Last night on Fox News, Rick Perry did a “Center Seat” interview with the Special Report panel, and became the first presidential candidate to endorse a no-fly zone in Syria. Byron York recounts the exchage:
[Charles] Krauthammer asked: “Would you do what we did in Libya, which is to institute a no-fly zone over Syria? If you were president today, would you advocate that we do that in Syria?”
“Absolutely,” Perry said. “Absolutely.”
At that point, Fox panelist William Kristol asked Perry if he would impose a no-fly zone unilaterally, without waiting for the United Nations to approve. “I would not spend a lot of time waiting for the U.N.,” Perry answered.
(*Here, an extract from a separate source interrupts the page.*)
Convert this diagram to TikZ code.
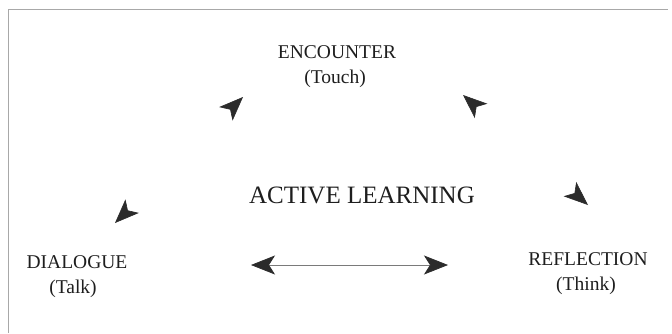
\documentclass[tikz,border=0pt]{standalone}
\usepackage{fontspec}
\setmainfont{Liberation Serif}
\usetikzlibrary{arrows.meta}
\definecolor{ink}{HTML}{1E1E1E}
\definecolor{headc}{HTML}{2B2B2B}
\definecolor{framec}{HTML}{A8A8A8}
\definecolor{shaftc}{HTML}{7A7A7A}
\begin{document}
\begin{tikzpicture}[x=1pt,y=-1pt,
  lbl/.style={font=\fontsize{19.5}{23}\selectfont, text=ink, anchor=base, inner sep=0pt},
  big/.style={font=\fontsize{25}{30}\selectfont, text=ink, anchor=base, inner sep=0pt},
  >={Stealth[length=24pt,width=19pt,inset=6pt,color=headc]},
  hiddenlink/.style={draw=white, line width=0.6pt, <->},
  shownlink/.style={draw=shaftc, line width=0.7pt, <->},
  framel/.style={draw=framec, line width=0.8pt}
]
\useasboundingbox (0,0) rectangle (672,333);
\fill[white] (0,0) rectangle (672,333);
\draw[framel] (8,333) -- (8,9) -- (668,9);

\node[lbl] (enc) at (337,58) {ENCOUNTER};
\node[lbl] (touch) at (335,83) {(Touch)};
\node[big] (al) at (362,203) {ACTIVE LEARNING};
\node[lbl] (dia) at (77,268) {DIALOGUE};
\node[lbl] (talk) at (73,293) {(Talk)};
\node[lbl] (ref) at (588,265) {REFLECTION};
\node[lbl] (think) at (586,290) {(Think)};

\coordinate (dTip) at (115,223);
\coordinate (eTipL) at (243,97);
\coordinate (eTipR) at (463,95);
\coordinate (rTip) at (588,205);
\coordinate (dTipB) at (251,265);
\coordinate (rTipB) at (448,265);

\draw[hiddenlink] (dTip) -- (eTipL);
\draw[hiddenlink] (eTipR) -- (rTip);
\draw[shownlink] (dTipB) -- (rTipB);
\end{tikzpicture}
\end{document}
Perry will almost certainly be asked to clarify this in the debate tonight. While we wait for that, some background on the idea Krauthammer asked about. Some elements of the Syrian opposition have been calling for a no-fly zone for a while; protestors in the street called for such an intervention last month. Most of the bloodletting in Syria has been done by bullets and mortar shells; there have been a handful of attacks from helicopter gunships, but stopping those would not significantly affect the Assad regime’s capacity for violence against peaceful protestors, though it might have second-order and symbolic effects. Last month, Council on Foreign Relations Fellow Micah Zenko examined what protestors think a no-fly zone might accomplish; he was (and remains) quite skeptical of the idea.
There has been talk in Turkey of establishing a “buffer zone” just across the Syrian border to give civilians safe haven, but there is the obvious risk that an incursion into Syrian territory could escalate into a full-scale war.
What has changed recently is attacks carried out by the Free Syrian Army, a group led by defectors from the Syrian military. The FSA says that foreign intervention could help them overthrow Assad, and has called for a no-fly zone and buffer zones along both the Turkish and Jordanian borders. The core of their argument is that more units will defect if they can do so without fearing that they’ll be bombed from the air.
The Obama administration and NATO has more or less ruled out any military intervention, hoping that Assad can still be toppled without a civil war — though a civil war seems to already be breaking out. In the current Weekly Standard, Lee Smith makes the case that it’s too late for that, and the Obama administration’s policy of discouraging the opposition from taking up arms is perverse. He concludes that answering the FSA’s calls for a no-fly zone to encourage more defections is the best move.
We’ll see tonight whether Perry is prepared to coherrently make that argument, and whether other candidates are prepared to join him.